▸ **What is asked**:
Look through the listing below for the line containing "Emit a Python". Copy it and each line after it up to and including the line containing "import plotly.graph_objects as go", exactly, leaving out pictures.

Figure scripts:
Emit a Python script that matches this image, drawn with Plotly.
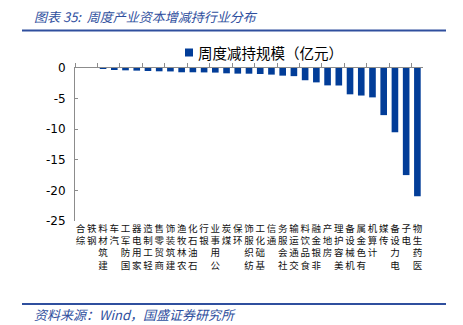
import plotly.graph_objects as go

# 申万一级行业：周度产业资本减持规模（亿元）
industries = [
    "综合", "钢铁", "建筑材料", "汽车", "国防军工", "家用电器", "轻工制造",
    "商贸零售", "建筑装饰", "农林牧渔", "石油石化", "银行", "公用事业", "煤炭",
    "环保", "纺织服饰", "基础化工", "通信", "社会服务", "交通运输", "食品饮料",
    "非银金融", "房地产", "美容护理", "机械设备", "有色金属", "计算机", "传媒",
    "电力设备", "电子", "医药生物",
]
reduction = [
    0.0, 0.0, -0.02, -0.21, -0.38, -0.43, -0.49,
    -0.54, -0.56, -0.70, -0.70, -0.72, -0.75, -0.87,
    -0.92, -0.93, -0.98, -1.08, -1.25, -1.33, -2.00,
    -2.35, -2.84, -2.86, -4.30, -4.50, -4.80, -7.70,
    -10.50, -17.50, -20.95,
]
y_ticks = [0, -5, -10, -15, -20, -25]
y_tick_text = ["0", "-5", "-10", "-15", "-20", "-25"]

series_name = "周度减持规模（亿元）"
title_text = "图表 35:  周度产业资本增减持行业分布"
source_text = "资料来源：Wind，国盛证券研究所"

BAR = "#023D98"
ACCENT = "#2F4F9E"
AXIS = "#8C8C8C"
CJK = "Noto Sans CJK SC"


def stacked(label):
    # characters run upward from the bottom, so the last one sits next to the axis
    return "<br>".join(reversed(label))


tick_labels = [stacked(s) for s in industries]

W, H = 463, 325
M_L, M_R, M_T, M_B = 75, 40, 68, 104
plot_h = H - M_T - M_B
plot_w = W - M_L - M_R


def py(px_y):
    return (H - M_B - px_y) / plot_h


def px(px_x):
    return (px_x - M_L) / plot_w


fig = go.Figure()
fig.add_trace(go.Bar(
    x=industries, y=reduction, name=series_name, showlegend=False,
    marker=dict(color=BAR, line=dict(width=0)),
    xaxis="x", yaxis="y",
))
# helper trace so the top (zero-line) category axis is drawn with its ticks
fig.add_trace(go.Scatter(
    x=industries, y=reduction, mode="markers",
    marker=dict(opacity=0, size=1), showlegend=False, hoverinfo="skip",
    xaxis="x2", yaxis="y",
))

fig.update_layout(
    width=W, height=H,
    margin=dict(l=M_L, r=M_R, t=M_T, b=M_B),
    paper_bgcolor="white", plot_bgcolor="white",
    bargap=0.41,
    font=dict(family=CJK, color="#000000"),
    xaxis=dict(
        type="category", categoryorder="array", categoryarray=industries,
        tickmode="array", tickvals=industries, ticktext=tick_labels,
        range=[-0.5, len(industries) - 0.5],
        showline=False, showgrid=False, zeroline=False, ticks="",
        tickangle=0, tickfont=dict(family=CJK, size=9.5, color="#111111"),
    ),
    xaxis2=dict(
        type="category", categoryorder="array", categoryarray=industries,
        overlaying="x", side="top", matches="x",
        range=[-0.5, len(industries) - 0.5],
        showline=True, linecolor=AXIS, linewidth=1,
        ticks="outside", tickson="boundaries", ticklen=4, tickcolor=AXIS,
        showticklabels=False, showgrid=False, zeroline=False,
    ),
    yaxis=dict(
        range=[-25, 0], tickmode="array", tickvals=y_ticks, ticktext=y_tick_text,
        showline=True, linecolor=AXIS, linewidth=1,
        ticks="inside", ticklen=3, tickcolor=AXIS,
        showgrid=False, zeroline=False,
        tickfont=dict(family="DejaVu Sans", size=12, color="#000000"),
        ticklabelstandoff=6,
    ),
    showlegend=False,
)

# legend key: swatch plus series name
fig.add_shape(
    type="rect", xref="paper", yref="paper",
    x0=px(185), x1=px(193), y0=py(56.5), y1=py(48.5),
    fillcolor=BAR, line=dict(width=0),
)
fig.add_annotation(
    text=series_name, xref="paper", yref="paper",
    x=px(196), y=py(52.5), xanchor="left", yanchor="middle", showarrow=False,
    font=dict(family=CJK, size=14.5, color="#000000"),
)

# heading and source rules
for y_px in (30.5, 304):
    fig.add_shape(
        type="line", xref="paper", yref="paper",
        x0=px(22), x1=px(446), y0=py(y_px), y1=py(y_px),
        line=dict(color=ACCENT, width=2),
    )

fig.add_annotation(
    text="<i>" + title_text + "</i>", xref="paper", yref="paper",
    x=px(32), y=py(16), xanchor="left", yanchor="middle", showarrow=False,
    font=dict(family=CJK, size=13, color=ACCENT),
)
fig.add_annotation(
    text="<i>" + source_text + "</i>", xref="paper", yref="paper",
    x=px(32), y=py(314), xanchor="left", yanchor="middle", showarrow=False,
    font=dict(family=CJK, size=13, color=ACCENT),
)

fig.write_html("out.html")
* * *
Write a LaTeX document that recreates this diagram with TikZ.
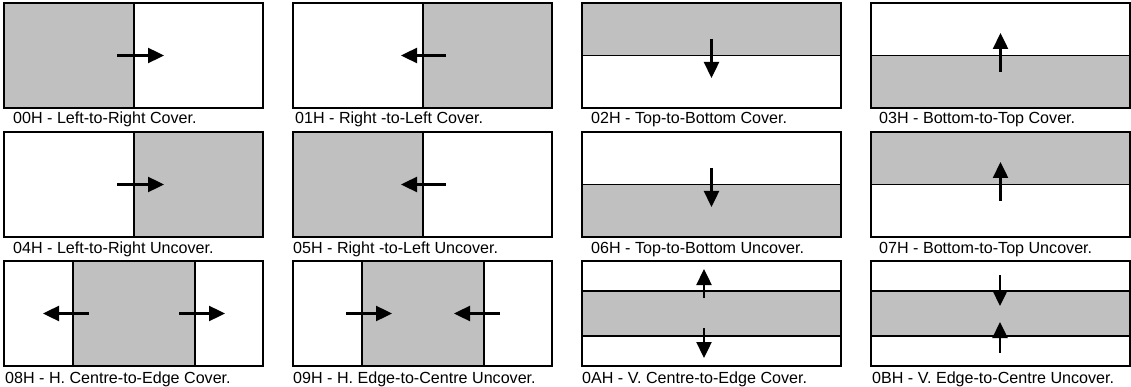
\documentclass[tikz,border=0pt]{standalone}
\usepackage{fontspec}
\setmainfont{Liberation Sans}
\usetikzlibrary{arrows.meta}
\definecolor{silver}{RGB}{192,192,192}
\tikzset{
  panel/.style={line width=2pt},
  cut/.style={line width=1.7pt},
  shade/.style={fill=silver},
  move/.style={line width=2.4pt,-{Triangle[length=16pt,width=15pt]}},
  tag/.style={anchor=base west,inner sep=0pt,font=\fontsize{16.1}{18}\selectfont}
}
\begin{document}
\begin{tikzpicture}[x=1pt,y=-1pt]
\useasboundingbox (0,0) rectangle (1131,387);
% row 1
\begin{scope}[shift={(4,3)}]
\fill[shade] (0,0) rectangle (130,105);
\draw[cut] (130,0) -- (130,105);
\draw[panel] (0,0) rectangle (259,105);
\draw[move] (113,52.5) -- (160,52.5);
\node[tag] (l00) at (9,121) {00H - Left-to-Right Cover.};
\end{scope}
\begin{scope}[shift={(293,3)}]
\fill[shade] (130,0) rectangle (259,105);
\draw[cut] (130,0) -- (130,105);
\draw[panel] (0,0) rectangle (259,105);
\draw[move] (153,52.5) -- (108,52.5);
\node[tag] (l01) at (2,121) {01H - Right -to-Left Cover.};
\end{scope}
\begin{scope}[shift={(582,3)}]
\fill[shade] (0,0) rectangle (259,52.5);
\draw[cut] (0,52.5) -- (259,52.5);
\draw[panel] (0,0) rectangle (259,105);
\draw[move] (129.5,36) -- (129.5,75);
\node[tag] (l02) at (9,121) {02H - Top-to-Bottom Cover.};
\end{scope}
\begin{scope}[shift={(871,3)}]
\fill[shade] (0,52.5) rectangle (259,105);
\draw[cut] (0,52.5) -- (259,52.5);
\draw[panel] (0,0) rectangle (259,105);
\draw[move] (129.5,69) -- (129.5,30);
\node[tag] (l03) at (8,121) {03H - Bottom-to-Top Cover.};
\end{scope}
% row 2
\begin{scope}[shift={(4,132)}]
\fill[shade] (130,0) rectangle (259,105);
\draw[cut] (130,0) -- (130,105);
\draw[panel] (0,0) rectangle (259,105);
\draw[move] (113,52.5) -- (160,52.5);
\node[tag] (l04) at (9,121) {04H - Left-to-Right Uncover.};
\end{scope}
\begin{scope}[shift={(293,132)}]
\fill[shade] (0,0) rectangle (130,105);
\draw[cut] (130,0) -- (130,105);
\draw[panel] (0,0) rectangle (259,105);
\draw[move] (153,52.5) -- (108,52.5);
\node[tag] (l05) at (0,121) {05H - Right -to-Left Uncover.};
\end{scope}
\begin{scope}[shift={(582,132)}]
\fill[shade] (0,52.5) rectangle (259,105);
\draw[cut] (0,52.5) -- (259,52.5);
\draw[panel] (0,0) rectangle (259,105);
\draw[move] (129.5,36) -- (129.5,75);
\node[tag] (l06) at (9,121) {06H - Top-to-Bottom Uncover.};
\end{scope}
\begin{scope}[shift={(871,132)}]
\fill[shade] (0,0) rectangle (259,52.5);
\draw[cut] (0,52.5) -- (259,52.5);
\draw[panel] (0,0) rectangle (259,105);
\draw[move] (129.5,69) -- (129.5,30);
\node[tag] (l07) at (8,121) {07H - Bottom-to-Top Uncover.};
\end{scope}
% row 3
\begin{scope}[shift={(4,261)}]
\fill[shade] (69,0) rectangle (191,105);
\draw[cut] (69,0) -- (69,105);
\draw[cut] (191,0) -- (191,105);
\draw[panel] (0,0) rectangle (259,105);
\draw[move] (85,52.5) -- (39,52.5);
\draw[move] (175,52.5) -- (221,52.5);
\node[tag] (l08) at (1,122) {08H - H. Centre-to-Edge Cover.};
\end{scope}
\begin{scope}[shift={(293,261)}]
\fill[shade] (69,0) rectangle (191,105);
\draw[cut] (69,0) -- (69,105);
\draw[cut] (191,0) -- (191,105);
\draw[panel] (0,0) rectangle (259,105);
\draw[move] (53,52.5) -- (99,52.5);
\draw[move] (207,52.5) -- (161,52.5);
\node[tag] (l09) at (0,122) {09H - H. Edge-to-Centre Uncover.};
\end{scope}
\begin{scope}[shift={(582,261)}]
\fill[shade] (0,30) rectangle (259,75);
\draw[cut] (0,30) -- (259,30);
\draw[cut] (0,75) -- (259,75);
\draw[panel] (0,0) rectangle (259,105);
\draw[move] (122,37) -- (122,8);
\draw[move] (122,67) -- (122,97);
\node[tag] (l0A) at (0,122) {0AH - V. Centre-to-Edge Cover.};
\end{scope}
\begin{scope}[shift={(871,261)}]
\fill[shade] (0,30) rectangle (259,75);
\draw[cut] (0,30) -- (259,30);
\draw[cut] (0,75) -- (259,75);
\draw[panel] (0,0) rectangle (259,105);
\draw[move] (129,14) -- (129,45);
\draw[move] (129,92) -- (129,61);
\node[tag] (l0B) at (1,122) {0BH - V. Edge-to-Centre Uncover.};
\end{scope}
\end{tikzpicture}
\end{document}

▸ **Written solution**:
Emit a Python script that matches this image, drawn with Plotly.
import plotly.graph_objects as go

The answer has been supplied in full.